23 Op de vierde dag: tien jonge stieren, twee rammen, veertien gave rammetjes van één jaar, 24 met hun spijsoffer en de bijbehorende plengoffers voor de jonge stieren, voor de rammen en voor de rammetjes, overeenkomstig het aantal ervan, volgens het voorschrift. 25 Maak ook één geitenbok klaar als zondoffer, naast het voortdurende brandoffer met zijn spijsoffer en het bijbehorende plengoffer.
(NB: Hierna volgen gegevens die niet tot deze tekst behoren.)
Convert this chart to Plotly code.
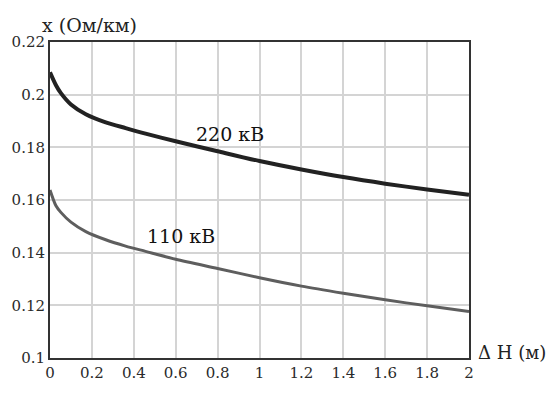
import plotly.graph_objects as go

dh = [0.0, 0.0285, 0.052, 0.1, 0.171, 0.266, 0.361, 0.456, 0.6, 0.8, 1.0, 1.2, 1.4, 1.6, 1.8, 2.0]
x220 = [0.2085, 0.2036, 0.2006, 0.1963, 0.1926, 0.1895, 0.1873, 0.1852, 0.1823, 0.1785, 0.1748, 0.1716, 0.1687, 0.1662, 0.1640, 0.1620]
x110 = [0.1638, 0.1578, 0.1553, 0.1516, 0.1480, 0.1449, 0.1425, 0.1405, 0.1375, 0.1340, 0.1305, 0.1273, 0.1246, 0.1221, 0.1198, 0.1177]

x_ticks = [0, 0.2, 0.4, 0.6, 0.8, 1, 1.2, 1.4, 1.6, 1.8, 2]
x_tick_text = ["0", "0.2", "0.4", "0.6", "0.8", "1", "1.2", "1.4", "1.6", "1.8", "2"]
y_ticks = [0.1, 0.12, 0.14, 0.16, 0.18, 0.2, 0.22]
y_tick_text = ["0.1", "0.12", "0.14", "0.16", "0.18", "0.2", "0.22"]

font_family = "DejaVu Serif"

fig = go.Figure()
fig.add_trace(go.Scatter(x=dh, y=x220, mode="lines",
                         line=dict(color="#222222", width=4, shape="spline", smoothing=0.8),
                         name="220 кВ", showlegend=False))
fig.add_trace(go.Scatter(x=dh, y=x110, mode="lines",
                         line=dict(color="#5e5e5e", width=3, shape="spline", smoothing=0.8),
                         name="110 кВ", showlegend=False))

axis_common = dict(showgrid=True, gridcolor="#d4d4d4", gridwidth=2,
                   showline=True, linecolor="#333333", linewidth=2, mirror=True,
                   zeroline=False, ticks="",
                   tickfont=dict(size=15, family=font_family, color="#2a2a2a"))

fig.update_layout(
    width=554, height=394,
    margin=dict(l=48, r=85, t=42, b=25),
    paper_bgcolor="white", plot_bgcolor="white",
    font=dict(family=font_family, color="#222222", size=15),
    xaxis=dict(range=[0, 2], tickmode="array", tickvals=x_ticks, ticktext=x_tick_text, **axis_common),
    yaxis=dict(range=[0.1, 0.22], tickmode="array", tickvals=y_ticks, ticktext=y_tick_text, **axis_common),
    annotations=[
        dict(text="x (Ом/км)", x=0.095, y=1.0, xref="x domain", yref="y domain",
             xanchor="center", yanchor="bottom", yshift=4, showarrow=False,
             font=dict(size=19, family=font_family, color="#222222")),
        dict(text="Δ H (м)", x=1.0, y=0.0, xref="x domain", yref="y domain",
             xanchor="left", yanchor="middle", xshift=7, yshift=6, showarrow=False,
             font=dict(size=18, family=font_family, color="#222222")),
        dict(text="220 кВ", x=0.86, y=0.1851, xref="x", yref="y",
             xanchor="center", yanchor="middle", showarrow=False,
             font=dict(size=19, family=font_family, color="#111111")),
        dict(text="110 кВ", x=0.627, y=0.1462, xref="x", yref="y",
             xanchor="center", yanchor="middle", showarrow=False,
             font=dict(size=19, family=font_family, color="#111111")),
    ],
)

fig.write_html("out.html")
26 Op de vijfde dag: negen jonge stieren, twee rammen, veertien gave rammetjes van één jaar, 27 met hun spijsoffer en de bijbehorende plengoffers voor de jonge stieren, voor de rammen en voor de rammetjes, overeenkomstig het aantal ervan, volgens het voorschrift. 28 Maak ook één geitenbok klaar als zondoffer, naast het voortdurende brandoffer met zijn spijsoffer en het bijbehorende plengoffer.
29 Op de zesde dag: acht jonge stieren, twee rammen, veertien gave rammetjes van één jaar, 30 met hun spijsoffer en de bijbehorende plengoffers voor de jonge stieren, voor de rammen en voor de rammetjes, overeenkomstig het aantal ervan, volgens het voorschrift. 31 Maak ook één geitenbok klaar als zondoffer, naast het voortdurende brandoffer met zijn spijsoffer en de bijbehorende plengoffers.
32 Op de zevende dag: zeven jonge stieren, twee rammen, veertien gave rammetjes van één jaar, 33 met hun spijsoffer en de bijbehorende plengoffers voor de jonge stieren, voor de rammen en voor de rammetjes, overeenkomstig het aantal ervan, volgens het bijbehorende voorschrift. 34 Maak ook één geitenbok klaar als zondoffer, naast het voortdurende brandoffer met zijn spijsoffer en het bijbehorende plengoffer.
35 Op de achtste dag zullen jullie een gewijde samenkomst houden. Jullie mogen geen enkel verplicht werk doen.    36 Jullie zullen een brandoffer brengen als vuuroffer, als een aangename geur voor de HEERE: één jonge stier, één ram, zeven gave rammetjes van één jaar 37 met hun spijsoffer en de bijbehorende plengoffers voor de jonge stier, voor de ram en voor de rammetjes, overeenkomstig het aantal ervan, volgens het voorschrift. 38 Maak ook één geitenbok klaar als zondoffer, naast het voortdurende brandoffer met zijn spijsoffer en het bijbehorende plengoffer.
39 Dit alles zullen jullie op jullie vaste feesttijden klaarmaken voor de HEERE naast jullie gelofteoffers en jullie vrijwillige offergaven bij jullie brandoffers, bij jullie spijsoffers, bij jullie plengoffers en bij jullie vredeoffers.”